> [TO BE DONE]: Leave out the pictures and repeat everything else in the records exactly.

+-------+

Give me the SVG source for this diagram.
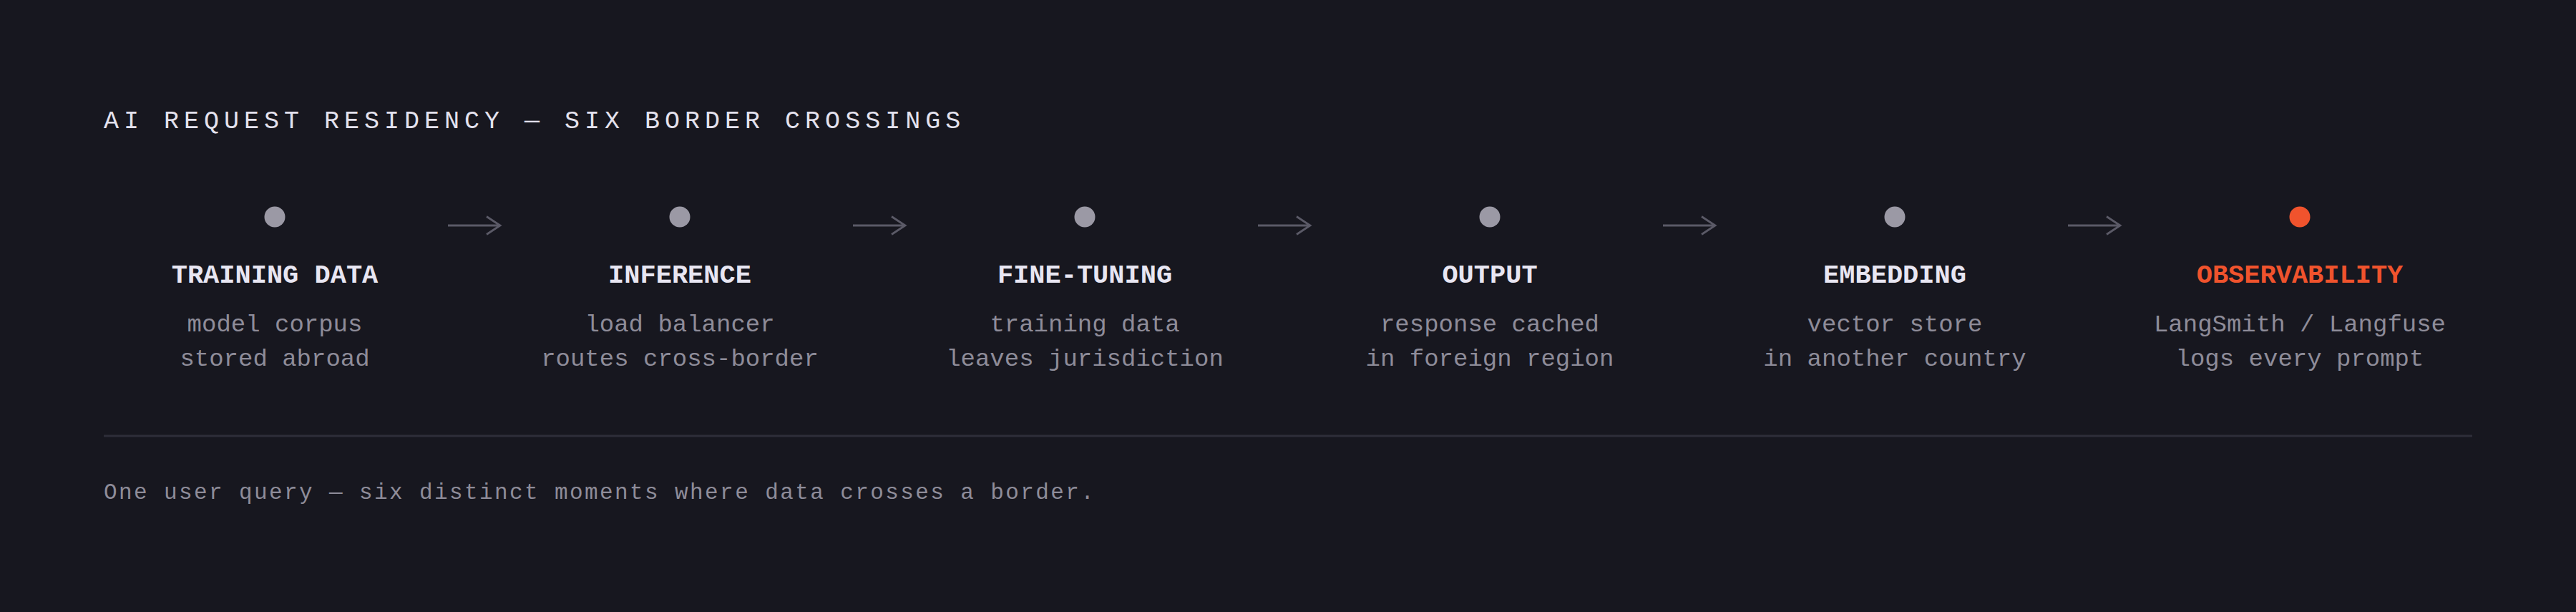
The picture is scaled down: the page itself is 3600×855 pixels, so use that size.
<svg xmlns="http://www.w3.org/2000/svg" width="3600" height="855" viewBox="0 0 3600 855">
<defs>
<style>
.bg{fill:#17171f}
.title{font-family:"Liberation Mono","DejaVu Sans Mono",monospace;font-size:35px;letter-spacing:7px;fill:#e4e2ee}
.head{font-family:"Liberation Mono","DejaVu Sans Mono",monospace;font-size:37px;font-weight:bold;fill:#e8e6f2;text-anchor:middle}
.head.hot{fill:#f0532d}
.sub{font-family:"Liberation Mono","DejaVu Sans Mono",monospace;font-size:34px;fill:#8e8c99;text-anchor:middle}
.foot{font-family:"Liberation Mono","DejaVu Sans Mono",monospace;font-size:31px;letter-spacing:2.4px;fill:#8e8c99}
.dot{fill:#9b99a5}
.dot.hot{fill:#f0532d}
.arrow{fill:none;stroke:#5b5a67;stroke-width:2.8;stroke-linecap:butt;stroke-linejoin:miter}
.rule{stroke:#2e2e39;stroke-width:3}
</style>
</defs>
<rect class="bg" x="0" y="0" width="3600" height="855"/>
<text class="title" x="145" y="179">AI REQUEST RESIDENCY — SIX BORDER CROSSINGS</text>

<g id="node-training-data">
<circle class="dot" cx="384" cy="303" r="14.5"/>
<text class="head" x="384" y="395">TRAINING DATA</text>
<text class="sub" x="384" y="463">model corpus</text>
<text class="sub" x="384" y="511">stored abroad</text>
</g>
<g id="node-inference">
<circle class="dot" cx="950" cy="303" r="14.5"/>
<text class="head" x="950" y="395">INFERENCE</text>
<text class="sub" x="950" y="463">load balancer</text>
<text class="sub" x="950" y="511">routes cross-border</text>
</g>
<g id="node-fine-tuning">
<circle class="dot" cx="1516" cy="303" r="14.5"/>
<text class="head" x="1516" y="395">FINE-TUNING</text>
<text class="sub" x="1516" y="463">training data</text>
<text class="sub" x="1516" y="511">leaves jurisdiction</text>
</g>
<g id="node-output">
<circle class="dot" cx="2082" cy="303" r="14.5"/>
<text class="head" x="2082" y="395">OUTPUT</text>
<text class="sub" x="2082" y="463">response cached</text>
<text class="sub" x="2082" y="511">in foreign region</text>
</g>
<g id="node-embedding">
<circle class="dot" cx="2648" cy="303" r="14.5"/>
<text class="head" x="2648" y="395">EMBEDDING</text>
<text class="sub" x="2648" y="463">vector store</text>
<text class="sub" x="2648" y="511">in another country</text>
</g>
<g id="node-observability">
<circle class="dot hot" cx="3214" cy="303" r="14.5"/>
<text class="head hot" x="3214" y="395">OBSERVABILITY</text>
<text class="sub" x="3214" y="463">LangSmith / Langfuse</text>
<text class="sub" x="3214" y="511">logs every prompt</text>
</g>

<g id="connectors">
<path class="arrow" d="M626 315H699M680 302.5L699 315L680 327.5"/>
<path class="arrow" d="M1192 315H1265M1246 302.5L1265 315L1246 327.5"/>
<path class="arrow" d="M1758 315H1831M1812 302.5L1831 315L1812 327.5"/>
<path class="arrow" d="M2324 315H2397M2378 302.5L2397 315L2378 327.5"/>
<path class="arrow" d="M2890 315H2963M2944 302.5L2963 315L2944 327.5"/>
</g>

<line class="rule" x1="145" y1="609" x2="3455" y2="609"/>
<text class="foot" x="145" y="697">One user query — six distinct moments where data crosses a border.</text>
</svg>
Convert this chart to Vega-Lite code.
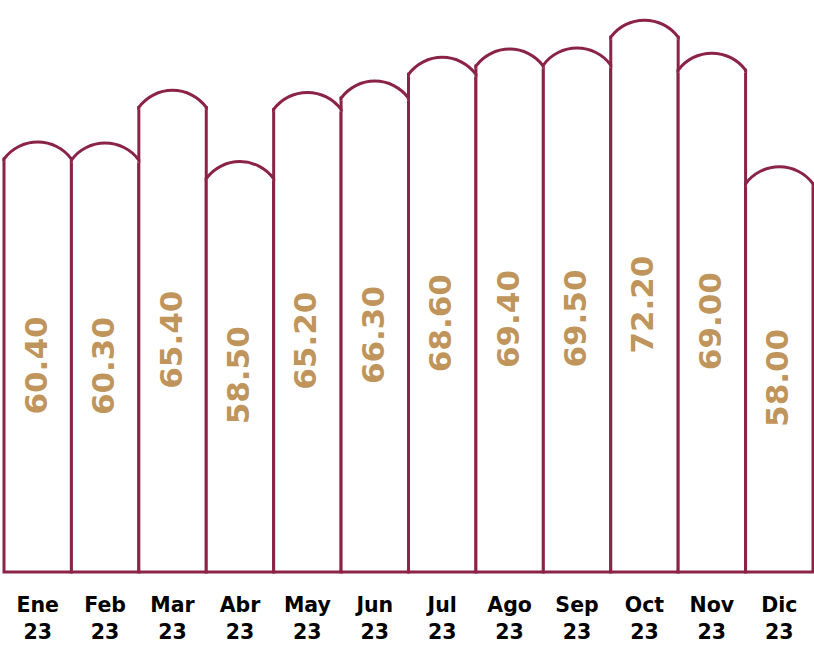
{
  "$schema": "https://vega.github.io/schema/vega-lite/v6.json",
  "autosize": "none",
  "width": 809,
  "height": 572,
  "padding": {"left": 4, "top": 0, "right": 1, "bottom": 73},
  "background": "white",
  "config": {"view": {"stroke": null}},
  "data": {
    "values": [
      {"mes": "Ene 23", "valor": 60.4},
      {"mes": "Feb 23", "valor": 60.3},
      {"mes": "Mar 23", "valor": 65.4},
      {"mes": "Abr 23", "valor": 58.5},
      {"mes": "May 23", "valor": 65.2},
      {"mes": "Jun 23", "valor": 66.3},
      {"mes": "Jul 23", "valor": 68.6},
      {"mes": "Ago 23", "valor": 69.4},
      {"mes": "Sep 23", "valor": 69.5},
      {"mes": "Oct 23", "valor": 72.2},
      {"mes": "Nov 23", "valor": 69.0},
      {"mes": "Dic 23", "valor": 58.0}
    ]
  },
  "encoding": {
    "x": {
      "field": "mes",
      "type": "ordinal",
      "sort": null,
      "scale": {"paddingInner": 0, "paddingOuter": 0},
      "axis": {
        "title": null,
        "domain": false,
        "ticks": false,
        "labelAngle": 0,
        "labelExpr": "split(datum.label, ' ')",
        "labelFont": "DejaVu Sans",
        "labelFontWeight": "bold",
        "labelFontSize": 20.5,
        "labelColor": "#000000",
        "labelLineHeight": 27,
        "labelPadding": 23,
        "labelBaseline": "top",
        "zindex": 1
      }
    }
  },
  "layer": [
    {
      "mark": {"type": "bar", "fill": "white", "stroke": "#8a2346", "strokeWidth": 3},
      "encoding": {
        "y": {"field": "valor", "type": "quantitative", "scale": {"domain": [20.4, 75.8], "zero": false, "nice": false}, "axis": null},
        "y2": {"datum": 20.4}
      }
    },
    {
      "mark": {
        "type": "point",
        "shape": "M -1 0.07 L -1 0 A 1.243 1.243 0 0 1 1 0 L 1 0.07",
        "size": 4545,
        "filled": true,
        "fill": "white",
        "stroke": "#8a2346",
        "strokeWidth": 3,
        "opacity": 1,
        "fillOpacity": 1,
        "strokeOpacity": 1
      },
      "encoding": {
        "y": {"field": "valor", "type": "quantitative", "scale": {"domain": [20.4, 75.8], "zero": false, "nice": false}, "axis": null}
      }
    },
    {
      "mark": {
        "type": "text",
        "angle": 270,
        "align": "center",
        "baseline": "middle",
        "font": "DejaVu Sans",
        "fontWeight": "bold",
        "fontSize": 31,
        "color": "#bf955b"
      },
      "encoding": {
        "y": {"field": "valor", "type": "quantitative", "scale": {"domain": [20.4, 131.2], "zero": false, "nice": false}, "axis": null},
        "text": {"field": "valor", "type": "quantitative", "format": ".2f"}
      }
    }
  ],
  "resolve": {"scale": {"y": "independent"}}
}
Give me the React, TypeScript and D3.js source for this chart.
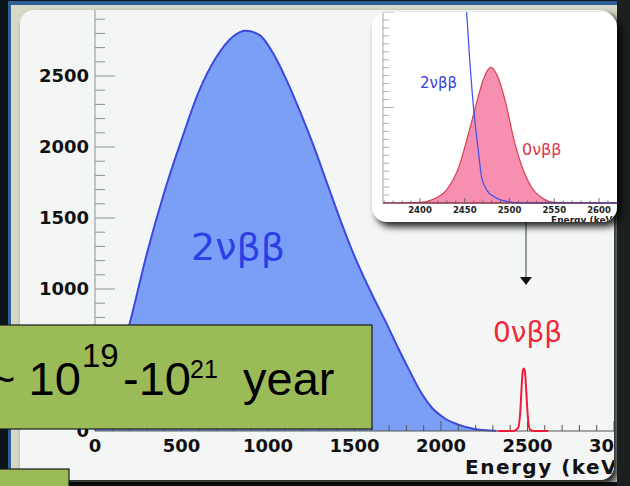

+-------+

> [EXERCISE SOLUTION]:
Give me the SVG source for this diagram.
The picture is scaled down: the page itself is 3600×855 pixels, so use that size.
<svg xmlns="http://www.w3.org/2000/svg" width="3600" height="855" viewBox="0 0 3600 855">
<defs>
<style>
.bg{fill:#17171f}
.title{font-family:"Liberation Mono","DejaVu Sans Mono",monospace;font-size:35px;letter-spacing:7px;fill:#e4e2ee}
.head{font-family:"Liberation Mono","DejaVu Sans Mono",monospace;font-size:37px;font-weight:bold;fill:#e8e6f2;text-anchor:middle}
.head.hot{fill:#f0532d}
.sub{font-family:"Liberation Mono","DejaVu Sans Mono",monospace;font-size:34px;fill:#8e8c99;text-anchor:middle}
.foot{font-family:"Liberation Mono","DejaVu Sans Mono",monospace;font-size:31px;letter-spacing:2.4px;fill:#8e8c99}
.dot{fill:#9b99a5}
.dot.hot{fill:#f0532d}
.arrow{fill:none;stroke:#5b5a67;stroke-width:2.8;stroke-linecap:butt;stroke-linejoin:miter}
.rule{stroke:#2e2e39;stroke-width:3}
</style>
</defs>
<rect class="bg" x="0" y="0" width="3600" height="855"/>
<text class="title" x="145" y="179">AI REQUEST RESIDENCY — SIX BORDER CROSSINGS</text>

<g id="node-training-data">
<circle class="dot" cx="384" cy="303" r="14.5"/>
<text class="head" x="384" y="395">TRAINING DATA</text>
<text class="sub" x="384" y="463">model corpus</text>
<text class="sub" x="384" y="511">stored abroad</text>
</g>
<g id="node-inference">
<circle class="dot" cx="950" cy="303" r="14.5"/>
<text class="head" x="950" y="395">INFERENCE</text>
<text class="sub" x="950" y="463">load balancer</text>
<text class="sub" x="950" y="511">routes cross-border</text>
</g>
<g id="node-fine-tuning">
<circle class="dot" cx="1516" cy="303" r="14.5"/>
<text class="head" x="1516" y="395">FINE-TUNING</text>
<text class="sub" x="1516" y="463">training data</text>
<text class="sub" x="1516" y="511">leaves jurisdiction</text>
</g>
<g id="node-output">
<circle class="dot" cx="2082" cy="303" r="14.5"/>
<text class="head" x="2082" y="395">OUTPUT</text>
<text class="sub" x="2082" y="463">response cached</text>
<text class="sub" x="2082" y="511">in foreign region</text>
</g>
<g id="node-embedding">
<circle class="dot" cx="2648" cy="303" r="14.5"/>
<text class="head" x="2648" y="395">EMBEDDING</text>
<text class="sub" x="2648" y="463">vector store</text>
<text class="sub" x="2648" y="511">in another country</text>
</g>
<g id="node-observability">
<circle class="dot hot" cx="3214" cy="303" r="14.5"/>
<text class="head hot" x="3214" y="395">OBSERVABILITY</text>
<text class="sub" x="3214" y="463">LangSmith / Langfuse</text>
<text class="sub" x="3214" y="511">logs every prompt</text>
</g>

<g id="connectors">
<path class="arrow" d="M626 315H699M680 302.5L699 315L680 327.5"/>
<path class="arrow" d="M1192 315H1265M1246 302.5L1265 315L1246 327.5"/>
<path class="arrow" d="M1758 315H1831M1812 302.5L1831 315L1812 327.5"/>
<path class="arrow" d="M2324 315H2397M2378 302.5L2397 315L2378 327.5"/>
<path class="arrow" d="M2890 315H2963M2944 302.5L2963 315L2944 327.5"/>
</g>

<line class="rule" x1="145" y1="609" x2="3455" y2="609"/>
<text class="foot" x="145" y="697">One user query — six distinct moments where data crosses a border.</text>
</svg>
Convert this chart to Vega-Lite code.
{
  "$schema": "https://vega.github.io/schema/vega-lite/v6.json",
  "autosize": "none",
  "width": 809,
  "height": 572,
  "padding": {"left": 4, "top": 0, "right": 1, "bottom": 73},
  "background": "white",
  "config": {"view": {"stroke": null}},
  "data": {
    "values": [
      {"mes": "Ene 23", "valor": 60.4},
      {"mes": "Feb 23", "valor": 60.3},
      {"mes": "Mar 23", "valor": 65.4},
      {"mes": "Abr 23", "valor": 58.5},
      {"mes": "May 23", "valor": 65.2},
      {"mes": "Jun 23", "valor": 66.3},
      {"mes": "Jul 23", "valor": 68.6},
      {"mes": "Ago 23", "valor": 69.4},
      {"mes": "Sep 23", "valor": 69.5},
      {"mes": "Oct 23", "valor": 72.2},
      {"mes": "Nov 23", "valor": 69.0},
      {"mes": "Dic 23", "valor": 58.0}
    ]
  },
  "encoding": {
    "x": {
      "field": "mes",
      "type": "ordinal",
      "sort": null,
      "scale": {"paddingInner": 0, "paddingOuter": 0},
      "axis": {
        "title": null,
        "domain": false,
        "ticks": false,
        "labelAngle": 0,
        "labelExpr": "split(datum.label, ' ')",
        "labelFont": "DejaVu Sans",
        "labelFontWeight": "bold",
        "labelFontSize": 20.5,
        "labelColor": "#000000",
        "labelLineHeight": 27,
        "labelPadding": 23,
        "labelBaseline": "top",
        "zindex": 1
      }
    }
  },
  "layer": [
    {
      "mark": {"type": "bar", "fill": "white", "stroke": "#8a2346", "strokeWidth": 3},
      "encoding": {
        "y": {"field": "valor", "type": "quantitative", "scale": {"domain": [20.4, 75.8], "zero": false, "nice": false}, "axis": null},
        "y2": {"datum": 20.4}
      }
    },
    {
      "mark": {
        "type": "point",
        "shape": "M -1 0.07 L -1 0 A 1.243 1.243 0 0 1 1 0 L 1 0.07",
        "size": 4545,
        "filled": true,
        "fill": "white",
        "stroke": "#8a2346",
        "strokeWidth": 3,
        "opacity": 1,
        "fillOpacity": 1,
        "strokeOpacity": 1
      },
      "encoding": {
        "y": {"field": "valor", "type": "quantitative", "scale": {"domain": [20.4, 75.8], "zero": false, "nice": false}, "axis": null}
      }
    },
    {
      "mark": {
        "type": "text",
        "angle": 270,
        "align": "center",
        "baseline": "middle",
        "font": "DejaVu Sans",
        "fontWeight": "bold",
        "fontSize": 31,
        "color": "#bf955b"
      },
      "encoding": {
        "y": {"field": "valor", "type": "quantitative", "scale": {"domain": [20.4, 131.2], "zero": false, "nice": false}, "axis": null},
        "text": {"field": "valor", "type": "quantitative", "format": ".2f"}
      }
    }
  ],
  "resolve": {"scale": {"y": "independent"}}
}
Give me the React, TypeScript and D3.js source for this chart.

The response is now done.